Die Rechtsrüge (Z. 9 lit. a) vermerkt zutreffend, daß ein präsenter Deckungsfonds beim Betrug grundsätzlich nicht von Bedeutung ist, verliert sich aber hernach in Erwägungen, inwieweit ein Schädigungsvorsatz bei vorhandenem Realbesitz überhaupt gegeben sein könnte. auf diesen Umstand sind die Tatrichter ohnehin eingegangen und hat dieser die Annahme des Schädigungsvorsatzes (in freier Würdigung der inneren Tatseite) nicht gehindert. Richtig ist die Ansicht der Beschwerde, fortlaufende Einnahmen aus dem Abverkauf eines durch einen einzigen Betrug erlangten Warenkontingents könnten Gewerbsmäßigkeit nicht begründen.

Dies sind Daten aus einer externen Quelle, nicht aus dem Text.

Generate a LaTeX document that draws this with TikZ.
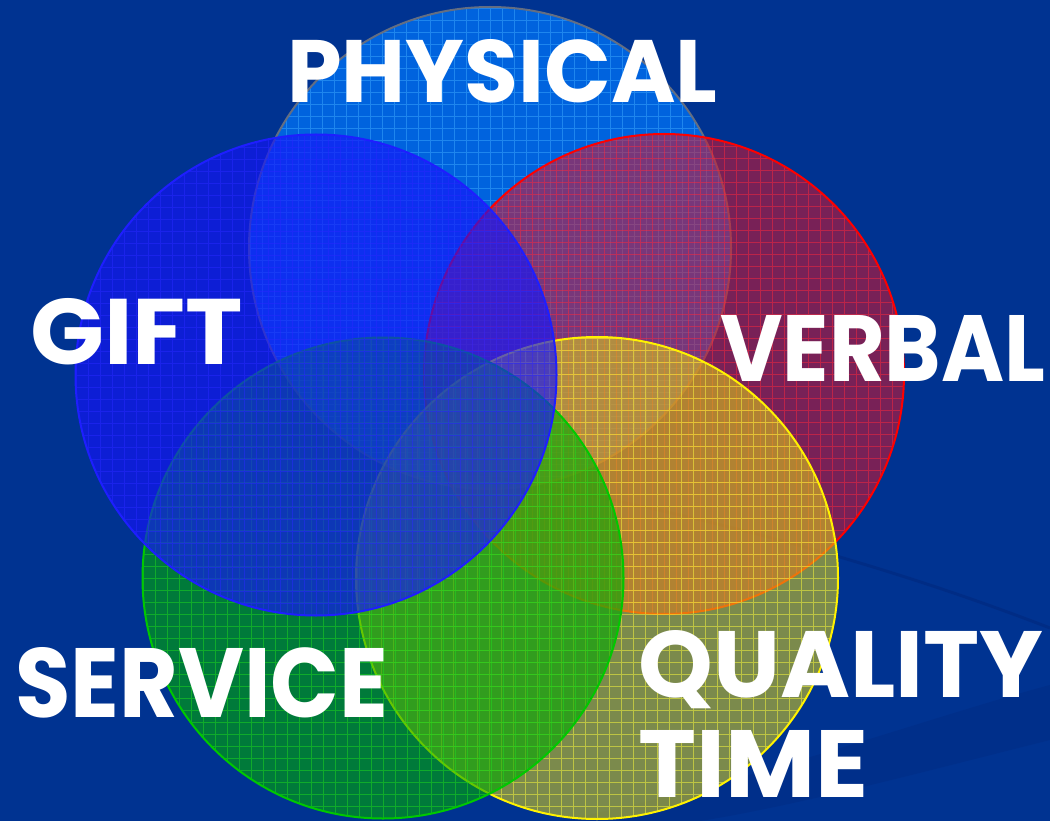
\documentclass[tikz,border=0pt]{standalone}
\usepackage{fontspec}
\newfontfamily\lab{Poppins}
\begin{document}
\begin{tikzpicture}[x=1pt,y=-1pt,
  ring/.style={circle, inner sep=0pt, minimum size=#1, line width=2pt},
  gridded/.style={path picture={\draw[#1, line width=0.7pt, opacity=0.5]
     (path picture bounding box.south west) grid[step=12pt] (path picture bounding box.north east);}},
  word/.style={inner sep=0pt, anchor=base west, text=white}]
\definecolor{bg}{RGB}{0,51,145}
\definecolor{bgdark}{RGB}{0,40,125}
\definecolor{physF}{RGB}{0,120,255}
\definecolor{physL}{RGB}{60,170,255}
\definecolor{physE}{RGB}{100,110,130}
\definecolor{verbF}{RGB}{220,20,40}
\definecolor{verbL}{RGB}{255,40,60}
\definecolor{qualF}{RGB}{225,210,20}
\definecolor{qualL}{RGB}{255,255,60}
\definecolor{servF}{RGB}{0,170,0}
\definecolor{servL}{RGB}{30,220,30}
\definecolor{servE}{RGB}{0,200,0}
\definecolor{giftF}{RGB}{20,20,250}
\definecolor{giftL}{RGB}{40,40,255}
\definecolor{giftE}{RGB}{30,30,255}
\fill[bg] (0,0) rectangle (1050,821);
\useasboundingbox (0,0) rectangle (1050,821);
% faint background swooshes
\fill[bgdark, opacity=0.35] (560,821) .. controls (760,780) and (920,720) .. (1050,685)
   -- (1050,740) .. controls (930,770) and (800,805) .. (700,821) -- cycle;
\draw[bgdark, line width=3pt, opacity=0.6] (450,470) .. controls (700,510) and (900,570) .. (1050,628);
% circles
\node[ring=482pt, draw=physE, fill=physF, fill opacity=0.7, gridded=physL] (phys) at (490,248) {};
\node[ring=480pt, draw=red, fill=verbF, fill opacity=0.55, gridded=verbL] (verb) at (664,374) {};
\node[ring=482pt, draw=yellow, fill=qualF, fill opacity=0.55, gridded=qualL] (qual) at (597,578) {};
\node[ring=481pt, draw=servE, fill=servF, fill opacity=0.6, gridded=servL] (serv) at (383,578) {};
\node[ring=481pt, draw=giftE, fill=giftF, fill opacity=0.65, gridded=giftL] (gift) at (316,375) {};
% labels
\node[word] (tphys) at (287,103) {\resizebox{430pt}{63pt}{\raisebox{0pt}[\height][0pt]{\lab\bfseries PHYSICAL}}};
\node[word] (tgift) at (30,364) {\resizebox{213pt}{66pt}{\raisebox{0pt}[\height][0pt]{\lab\bfseries GIFT}}};
\node[word] (tverb) at (720,381) {\resizebox{325pt}{66pt}{\raisebox{0pt}[\height][0pt]{\lab\bfseries VERBAL}}};
\node[word] (tserv) at (15,717) {\resizebox{373pt}{70pt}{\raisebox{0pt}[\height][0pt]{\lab\bfseries SERVICE}}};
\node[word] (tqual) at (638,697) {\resizebox{405pt}{67pt}{\raisebox{0pt}[\height][0pt]{\lab\bfseries QUALITY}}};
\node[word] (ttime) at (638,797) {\resizebox{230pt}{67pt}{\raisebox{0pt}[\height][0pt]{\lab\bfseries TIME}}};
\end{tikzpicture}
\end{document}
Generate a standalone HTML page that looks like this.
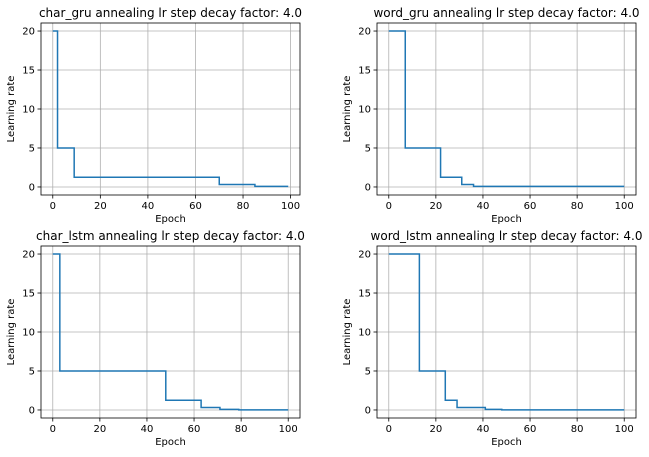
<!DOCTYPE html>
<html><head><meta charset="utf-8"><style>
body{margin:0;background:#fff;}
svg{display:block;font-family:"DejaVu Sans","Liberation Sans",sans-serif;}
</style></head><body>
<svg id="fig" width="649" height="457"></svg>
<script>
const titles=["char_gru annealing lr step decay factor: 4.0","word_gru annealing lr step decay factor: 4.0","char_lstm annealing lr step decay factor: 4.0","word_lstm annealing lr step decay factor: 4.0"];
const names=["char-gru","word-gru","char-lstm","word-lstm"];
const charGruEpochs=[0,2,9,70,85,99];
const charGruLR=[20,5,1.25,0.3125,0.078];
const wordGruEpochs=[0,7,22,31,36,100];
const wordGruLR=[20,5,1.25,0.3125,0.078];
const charLstmEpochs=[0,3,48,63,71,79,100];
const charLstmLR=[20,5,1.25,0.3125,0.078,0.0195];
const wordLstmEpochs=[0,13,24,29,41,48,100];
const wordLstmLR=[20,5,1.25,0.3125,0.078,0.0195];
const xTicks=[0,20,40,60,80,100];
const yTicks=[0,5,10,15,20];
const epochs=[charGruEpochs,wordGruEpochs,charLstmEpochs,wordLstmEpochs];
const lrs=[charGruLR,wordGruLR,charLstmLR,wordLstmLR];
const NS="http://www.w3.org/2000/svg";
const fig=document.getElementById('fig');
function mk(tag,attrs,parent,text){const e=document.createElementNS(NS,tag);for(const k in attrs)e.setAttribute(k,attrs[k]);if(text!==undefined)e.textContent=text;parent.appendChild(e);return e;}
const boxes=[[41,23],[377,23],[41,246],[377,246]];
const W=259,H=172;
for(let p=0;p<4;p++){
  const [L,T]=boxes[p];
  const ep=epochs[p],lr=lrs[p];
  const xmax=ep[ep.length-1];
  const pad=xmax*0.05;
  const x0=-pad,x1=xmax+pad;
  const sx=v=>L+(v-x0)/(x1-x0)*W;
  const sy=v=>T+(21.03-v)/(22.06)*H;
  const g=mk('g',{},fig);
  
  
  const t=mk('text',{x:L+W/2,y:T-6,'text-anchor':'middle','font-size':12},g,titles[p]);
  
  
  xTicks.forEach(v=>{const X=sx(v);
    const gl=mk('line',{x1:X,x2:X,y1:T,y2:T+H,stroke:'#b0b0b0','stroke-width':0.8},g);
    
    mk('line',{x1:X,x2:X,y1:T+H,y2:T+H+3.5,stroke:'#000','stroke-width':0.8},g);
    const tl=mk('text',{x:X,y:T+H+14,'text-anchor':'middle','font-size':10,fill:'#000'},g,String(v));
    });
  yTicks.forEach(v=>{const Y=sy(v);
    const gl=mk('line',{x1:L,x2:L+W,y1:Y,y2:Y,stroke:'#b0b0b0','stroke-width':0.8},g);
    
    mk('line',{x1:L-3.5,x2:L,y1:Y,y2:Y,stroke:'#000','stroke-width':0.8},g);
    const tl=mk('text',{x:L-6,y:Y+3.5,'text-anchor':'end','font-size':10,fill:'#000'},g,String(v));
    });
  let d='M'+sx(ep[0])+','+sy(lr[0]);
  for(let i=0;i<lr.length;i++){d+=' L'+sx(ep[i+1])+','+sy(lr[i]);if(i+1<lr.length)d+=' L'+sx(ep[i+1])+','+sy(lr[i+1]);}
  const line=mk('path',{d:d,fill:'none',stroke:'#1f77b4','stroke-width':1.5},g);
  
  const fr=mk('rect',{x:L,y:T,width:W,height:H,fill:'none',stroke:'#000','stroke-width':0.8},g);
  
  const xl=mk('text',{x:L+W/2,y:T+H+27,'text-anchor':'middle','font-size':10},g,'Epoch');
  
  const yl=mk('text',{x:0,y:0,'text-anchor':'middle','font-size':10,transform:`translate(${L-27},${T+H/2}) rotate(-90)`},g,'Learning rate');
  
}
</script>
</body></html>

Der Nichtigkeitswerber übersieht jedoch, daß er sich festgestelltermaßen nicht nur aus dem erhofften Winterreifenkontingent im Gesamtwert von ca. 20.000 S eine fortlaufende Einnahme verschaffen wollte, sondern daß er betrügerisch Treibstoff und Reifen bei der Firma K*** bezogen hat, um sich solcherart eine regelmäßig fließende Einnahmsquelle zu verschaffen. Die Beschwerde, welche diese Feststellungen übergeht und damit die Qualifikation des Betrugs nach § 148 StGB für nicht gegeben erachtet, ist nicht gesetzmäßig ausgeführt.

Beide Nichtigkeitsbeschwerden waren daher schon bei einer nichtöffentlichen Beratung teils als offenbar unbegründet (§ 285 d Abs. 1 Z. 2 StPO) und teils mangels gesetzmäßiger Ausführung (§§ 285 d Abs. 1 Z. 1, 285 a Z. 2 StPO) zurückzuweisen.